When South Carolina is a far more popular destination than California, you know the old order has been overturned.

Worse yet is that the exodus from blue states to red is focused largely on the most productive sectors of the population. This is what Peter Nelson found with regard to Minnesota, and the pattern is a national one:

Overall, many of the most affluent states are the ones hemorrhaging high-income earners the most rapidly. As in overall migration, New York sets the standard, with the highest outmigration of high income earners (defined as annual income over $200,000) relative to in-migrants (attraction ratio: 53). New York is followed closely by Illinois, the District of Columbia and New Jersey, which are all losing the over-$200,000-a-year crowd at a faster pace than California.

The big winners in terms of affluent migration tend to be historically poorer states, mainly in the Sun Belt and the Intermountain West. Florida has an attraction ratio for people earning over $200,000 a year of 223, the highest in the nation, followed by South Carolina, Montana, Idaho and North Carolina.

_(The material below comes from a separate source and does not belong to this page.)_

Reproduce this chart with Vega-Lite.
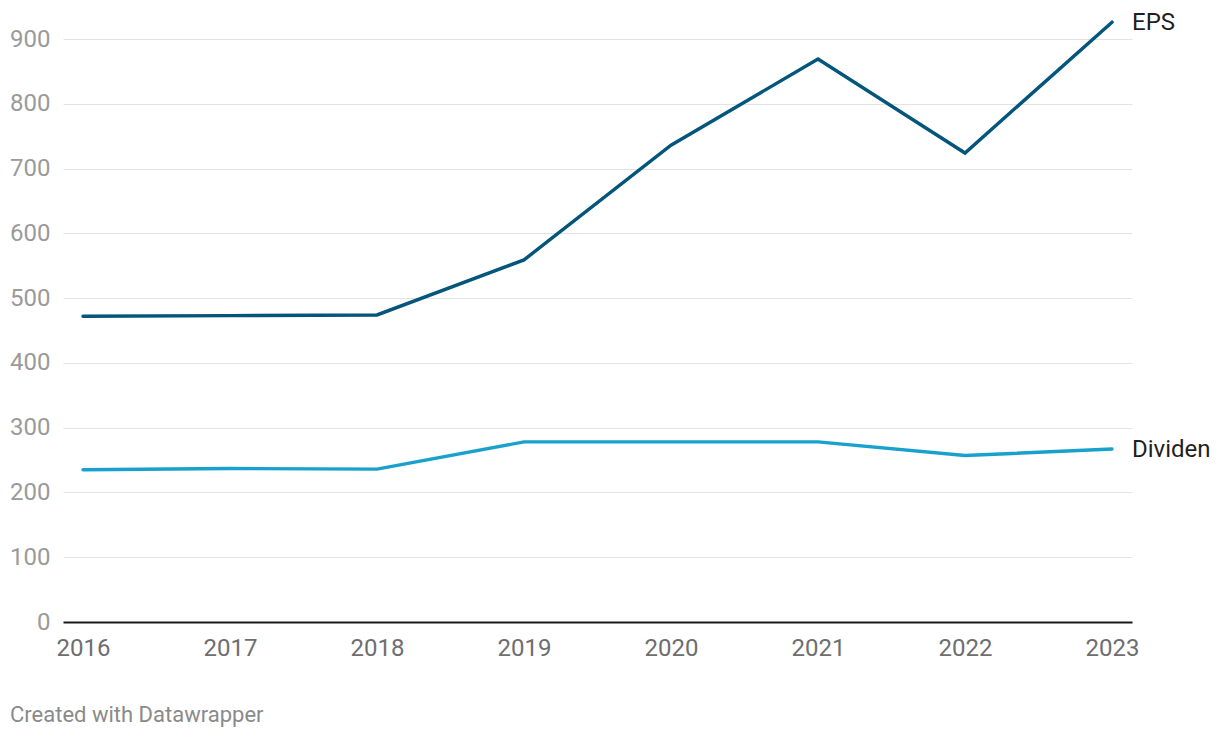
{
  "$schema": "https://vega.github.io/schema/vega-lite/v6.json",
  "width": 1069,
  "height": 583,
  "autosize": {"type": "none"},
  "padding": {"left": 63, "top": 39, "right": 88, "bottom": 116},
  "background": "white",
  "config": {
    "font": "Roboto",
    "view": {"stroke": null}
  },
  "title": {
    "text": "Created with Datawrapper",
    "orient": "bottom",
    "anchor": "start",
    "frame": "group",
    "dx": -53,
    "offset": 45,
    "fontSize": 22,
    "fontWeight": "normal",
    "color": "#8a8a8a",
    "font": "Roboto"
  },
  "data": {
    "values": [
      {"year": "2016", "series": "EPS", "value": 472},
      {"year": "2017", "series": "EPS", "value": 473},
      {"year": "2018", "series": "EPS", "value": 474},
      {"year": "2019", "series": "EPS", "value": 559},
      {"year": "2020", "series": "EPS", "value": 736},
      {"year": "2021", "series": "EPS", "value": 869},
      {"year": "2022", "series": "EPS", "value": 724},
      {"year": "2023", "series": "EPS", "value": 926},
      {"year": "2016", "series": "Dividen", "value": 235},
      {"year": "2017", "series": "Dividen", "value": 237},
      {"year": "2018", "series": "Dividen", "value": 236},
      {"year": "2019", "series": "Dividen", "value": 278},
      {"year": "2020", "series": "Dividen", "value": 278},
      {"year": "2021", "series": "Dividen", "value": 278},
      {"year": "2022", "series": "Dividen", "value": 257},
      {"year": "2023", "series": "Dividen", "value": 267}
    ]
  },
  "encoding": {
    "x": {
      "field": "year",
      "type": "ordinal",
      "sort": null,
      "scale": {"type": "point", "padding": 0.136},
      "axis": {
        "title": null,
        "labelAngle": 0,
        "ticks": false,
        "labelPadding": 14,
        "labelFontSize": 24,
        "labelColor": "#6e6e6e",
        "domainColor": "#1a1a1a",
        "domainWidth": 2,
        "grid": false,
        "labelFont": "Roboto"
      }
    },
    "y": {
      "field": "value",
      "type": "quantitative",
      "scale": {"domain": [0, 900], "nice": false, "zero": true},
      "axis": {
        "title": null,
        "values": [0, 100, 200, 300, 400, 500, 600, 700, 800, 900],
        "ticks": false,
        "domain": false,
        "labelPadding": 13,
        "labelFontSize": 24,
        "labelColor": "#9a9a9a",
        "gridColor": "#e3e3e3",
        "gridWidth": 1,
        "labelFont": "Roboto"
      }
    },
    "color": {
      "field": "series",
      "type": "nominal",
      "scale": {"domain": ["EPS", "Dividen"], "range": ["#03557c", "#18a1cd"]},
      "legend": null
    }
  },
  "layer": [
    {
      "mark": {"type": "line", "strokeWidth": 3.4, "strokeCap": "round", "strokeJoin": "miter"}
    },
    {
      "transform": [{"filter": "datum.year == '2023'"}],
      "mark": {"type": "text", "align": "left", "baseline": "middle", "dx": 20, "dy": 1, "fontSize": 24, "font": "Roboto", "color": "#1f1f1f"},
      "encoding": {
        "text": {"field": "series"},
        "color": {"value": "#1f1f1f"}
      }
    }
  ]
}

Minnesota’s experience is not unique. Like other blue states, it is paying a steep price for adopting liberal policies. People are leaving the state–especially the ones that we would most like to retain. And Americans from other states are crossing Minnesota off their list when they see that we have a 10% top income tax rate and onerous regulations that crush small businesses. It remains to be seen whether Minnesota will be able to respond rationally to these facts in time to turn around its mediocre economy.